### WORK TO BE COMPLETED
Quote only the span from the first line of the entries to the line containing "XAxis, YAxis, Label", both ends kept. Leave every picture out.
[start]
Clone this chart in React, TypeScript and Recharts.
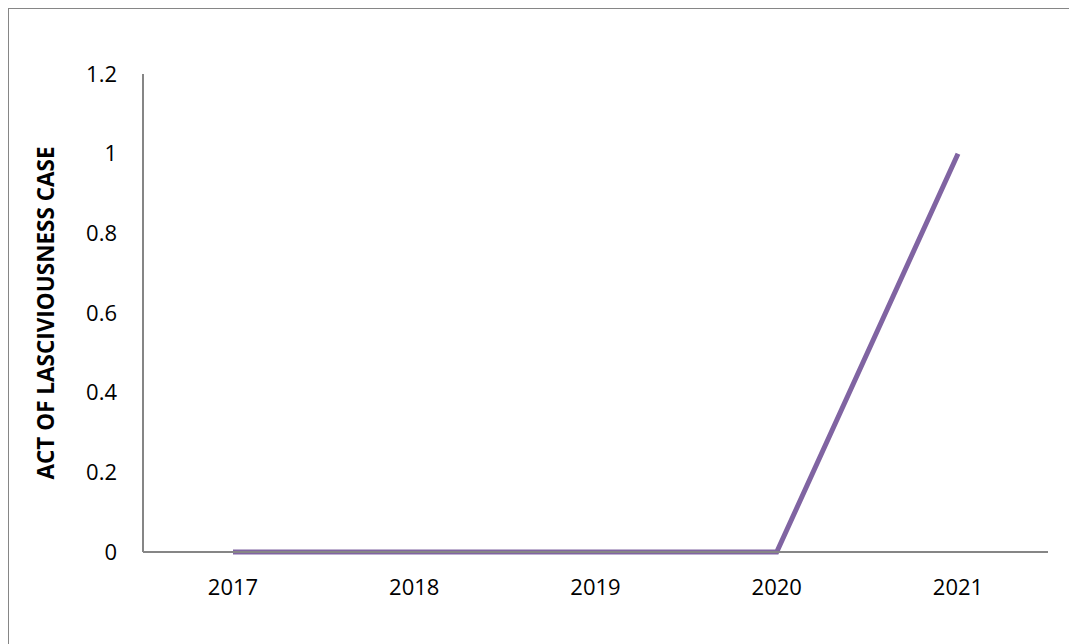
import React from 'react';
import { LineChart, Line, XAxis, YAxis, Label } from 'recharts';

const years = ['2017', '2018', '2019', '2020', '2021'];
const cases = [0, 0, 0, 0, 1];
const yTicks = [0, 0.2, 0.4, 0.6, 0.8, 1, 1.2];

const data = years.map((year, i) => ({ year, cases: cases[i] }));

const AXIS = '#868686';
const FONT = '"Open Sans", sans-serif';

const App: React.FC = () => {
  return (
    <div
      style={{
        width: 1069,
        height: 636,
        borderTop: `1px solid ${AXIS}`,
        borderLeft: `1px solid ${AXIS}`,
        boxSizing: 'border-box',
        background: '#fff',
        fontFamily: FONT,
      }}
    >
      <LineChart width={1068} height={635} data={data} margin={{ top: 65, right: 29, left: 0, bottom: 0 }}>
        <XAxis
          dataKey="year"
          height={92}
          padding={{ left: 90, right: 90 }}
          stroke={AXIS}
          strokeWidth={2}
          tickLine={false}
          tickMargin={21}
          tick={{ fill: '#000', fontSize: 22, fontFamily: FONT }}
        />
        <YAxis
          width={134}
          domain={[0, 1.2]}
          ticks={yTicks}
          stroke={AXIS}
          strokeWidth={2}
          tickLine={false}
          tickMargin={20}
          tick={{ fill: '#000', fontSize: 22, fontFamily: FONT }}
        >
          <Label
            value="ACT OF LASCIVIOUSNESS CASE"
            angle={-90}
            position="center"
            dx={-30}
            style={{ fill: '#000', fontSize: 22.5, fontWeight: 700, fontFamily: FONT }}
          />
        </YAxis>
        <Line
          dataKey="cases"
          stroke="#8064A2"
          strokeWidth={5}
          dot={false}
          isAnimationActive={false}
        />
      </LineChart>
    </div>
  );
};

export default App;
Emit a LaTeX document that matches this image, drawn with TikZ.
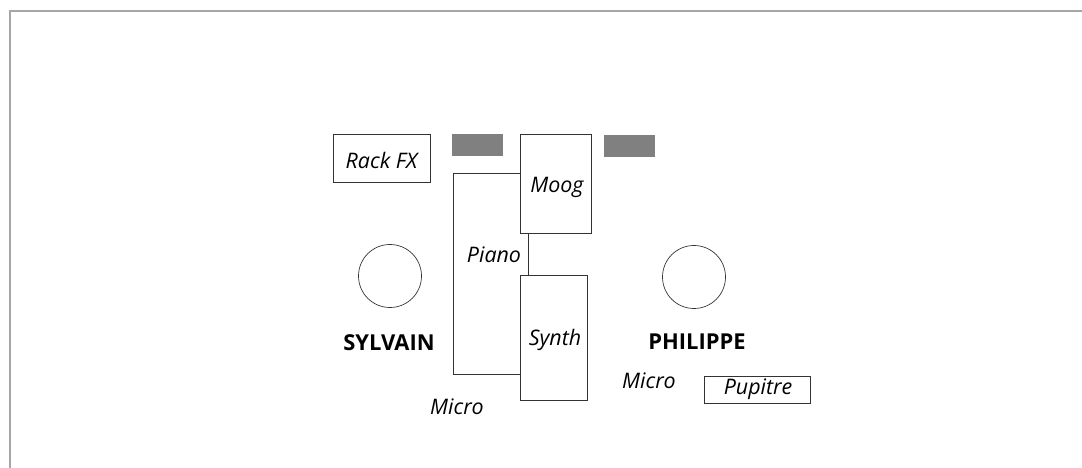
[end]
### ANSWER IN FULL
Clone this chart in React, TypeScript and Recharts.
import React from 'react';
import { LineChart, Line, XAxis, YAxis, Label } from 'recharts';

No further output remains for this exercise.